Of course, that type of fight isn’t exclusive to a series in which every competitor is a prospect. We see excellent prospect-versus-prospect fights in co-features on championship-level cards, in openers on pay-per-views, and so on.

We saw a perfect example just last Saturday. When Elijah Garcia, due to illness, pulled out of his bout on the Prime-streamed pre-show to the Sebastian Fundora-Tim Tszyu pay-per-view, Curmel Moton-Anthony Cuba slid into the opening slot.

Moton, a 17-year-old in his third pro fight, was the clear A-side – the guy being groomed for stardom. But Cuba, just 21 years old himself and undefeated, came in looking to win, and he had the skills to at least compete en route to dropping a shutout eight-round decision.

“No one’s saying that Cuba and Moton should have fights like that every single time until they get to the championship level,” Espinoza stressed. “But certainly, I think in the long run, there’s going to be a huge benefit from having that kind of experience so early in their career. I’d much rather see that than see someone getting one-sided blowouts for the first 15 fights, and you get to an advanced stage in their career and you’re not sure really what you have in a particular fighter.”

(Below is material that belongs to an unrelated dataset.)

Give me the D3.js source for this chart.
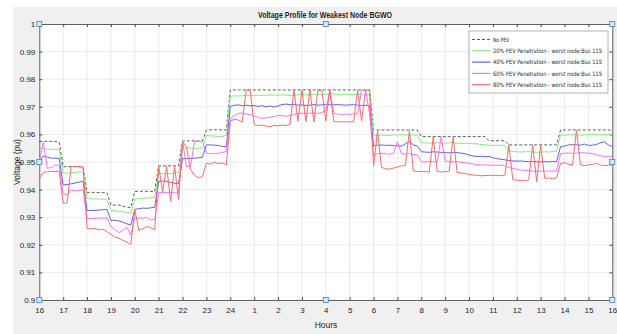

To Espinoza, the question is not simply “will Prime Video launch a prospect-focused boxing series?” That is one question, certainly, for which he’s interested in working toward an answer. But for the good of the sport, he would be satisfied to see the ShoBox legacy live on in spirit regardless of whether it’s partially under his purview.

“I think it’s valuable for the hardcore boxing fan who wants to see, regularly, who’s next and who’s coming up – and not have to search on undercards or different outlets,” Espinoza said. “I’d love to see a go-to place for that.”